Pero nada de eso sucederá porque como decía el insufrible ególatra megalómano, “a mí me va a decir usted lo que puedo o no puedo hacer”. De entrada, la fiscalía española, esa que no ha sido capaz de llevar al juzgado a corruptos y estafadores, la que no ha visto delito en que la Comunidad de Madrid dejara morir por falta de atención a más de 9000 ancianos en los protocolos del Covid, considera que los activistas ecológicos como “Extinción Rebelión” o “Futuro Vegetal” son grupos terroristas porque se dedican a pintar barcos de los ricos.
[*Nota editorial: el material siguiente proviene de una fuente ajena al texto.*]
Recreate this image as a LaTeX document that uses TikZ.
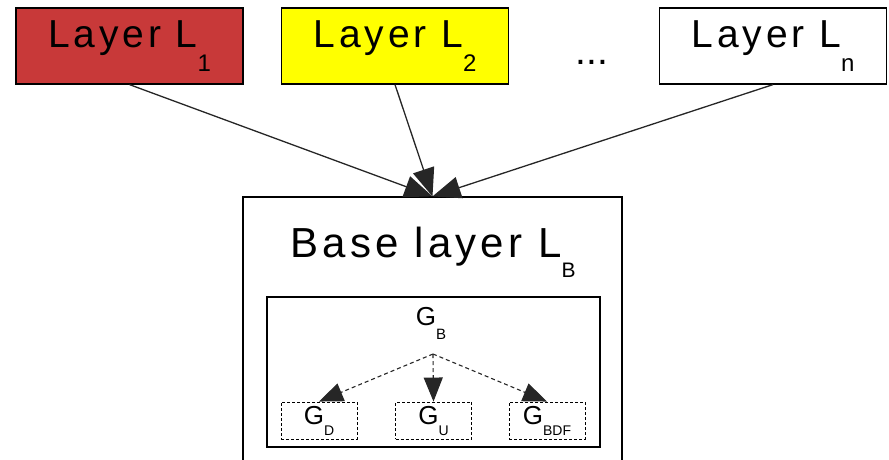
\documentclass[tikz,border=0pt]{standalone}
\usepackage{fontspec}
\setmainfont{Liberation Sans}
\usetikzlibrary{arrows.meta}
\definecolor{layerred}{RGB}{200,57,57}
\definecolor{layeryellow}{RGB}{255,255,0}
% lowered index: #1 drop, #2 font size, #3 text
\newcommand{\lowsub}[3]{\raisebox{-#1}{\fontsize{#2}{#2}\selectfont #3}}
\begin{document}
\begin{tikzpicture}[x=1pt,y=-1pt,
  layerbox/.style={draw=black, line width=1.2pt, minimum width=227pt,
    minimum height=76pt, inner sep=0pt,
    font=\fontsize{39}{39}\selectfont\addfontfeature{LetterSpace=10}},
  framebox/.style={draw=black, line width=1.2pt, inner sep=0pt},
  graphbox/.style={draw=black, line width=0.9pt, dash pattern=on 3pt off 2pt,
    minimum width=76pt, minimum height=37pt, inner sep=0pt,
    font=\fontsize{26}{26}\selectfont},
  toparrow/.style={draw=black!85, line width=1.3pt,
    -{Triangle[length=28pt,width=22pt]}},
  dasharrow/.style={draw=black!85, line width=1.1pt, dash pattern=on 4pt off 3pt,
    -{Triangle[length=24pt,width=19pt]}}]
\useasboundingbox (0,0) rectangle (889,459);
\clip (0,0) rectangle (889,459);

% layers on top
\node[layerbox, fill=layerred]    (l1) at (129.5,46) {Layer L\lowsub{24pt}{24}{1}};
\node[layerbox, fill=layeryellow] (l2) at (395,46)   {Layer L\lowsub{24pt}{24}{2}};
\node[layerbox, fill=white]       (ln) at (773,46)   {Layer L\lowsub{24pt}{24}{n}};
\node[anchor=base, inner sep=0pt, font=\fontsize{39}{39}\selectfont] (dots) at (592,64) {...};

% base layer frame (runs past the bottom edge)
\node[framebox, minimum width=379pt, minimum height=273pt] (base) at (432.5,333.5) {};
\node[anchor=base, inner sep=0pt,
  font=\fontsize{42}{42}\selectfont\addfontfeature{LetterSpace=10}] (title) at (433,257)
  {Base layer L\lowsub{20pt}{21}{B}};

% graph hierarchy inside the base layer
\node[framebox, minimum width=333pt, minimum height=150pt] (inner) at (433.5,372) {};
\node[anchor=base, inner sep=0pt, font=\fontsize{26}{26}\selectfont] (gb) at (431,325)
  {G\lowsub{14pt}{15}{B}};
\coordinate (split) at (433,354);
\node[graphbox] (gd)   at (319,420.5) {G\lowsub{11pt}{14}{D}};
\node[graphbox] (gu)   at (433.5,420.5) {G\lowsub{11pt}{14}{U}};
\node[graphbox] (gbdf) at (547,420.5) {G\lowsub{11pt}{14}{BDF}};

% connectors
\draw[toparrow] (l1.south) -- (base.north);
\draw[toparrow] (l2.south) -- (base.north);
\draw[toparrow] (ln.south) -- (base.north);
\draw[dasharrow] (split) -- (gd.north);
\draw[dasharrow] (split) -- (gu.north);
\draw[dasharrow] (split) -- (gbdf.north);
\end{tikzpicture}
\end{document}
Cualquier intento de reparto de riqueza y de inmersión y reversión del sistema capitalista será reprimida y aniquilada con saña. Porque no olvidemos que nunca hay presupuesto para sanidad o educación pero siempre se busca para defensa, policías o armas.

Salud, república, decrecimiento, ecología, feminismo y más escuelas públicas y laicas.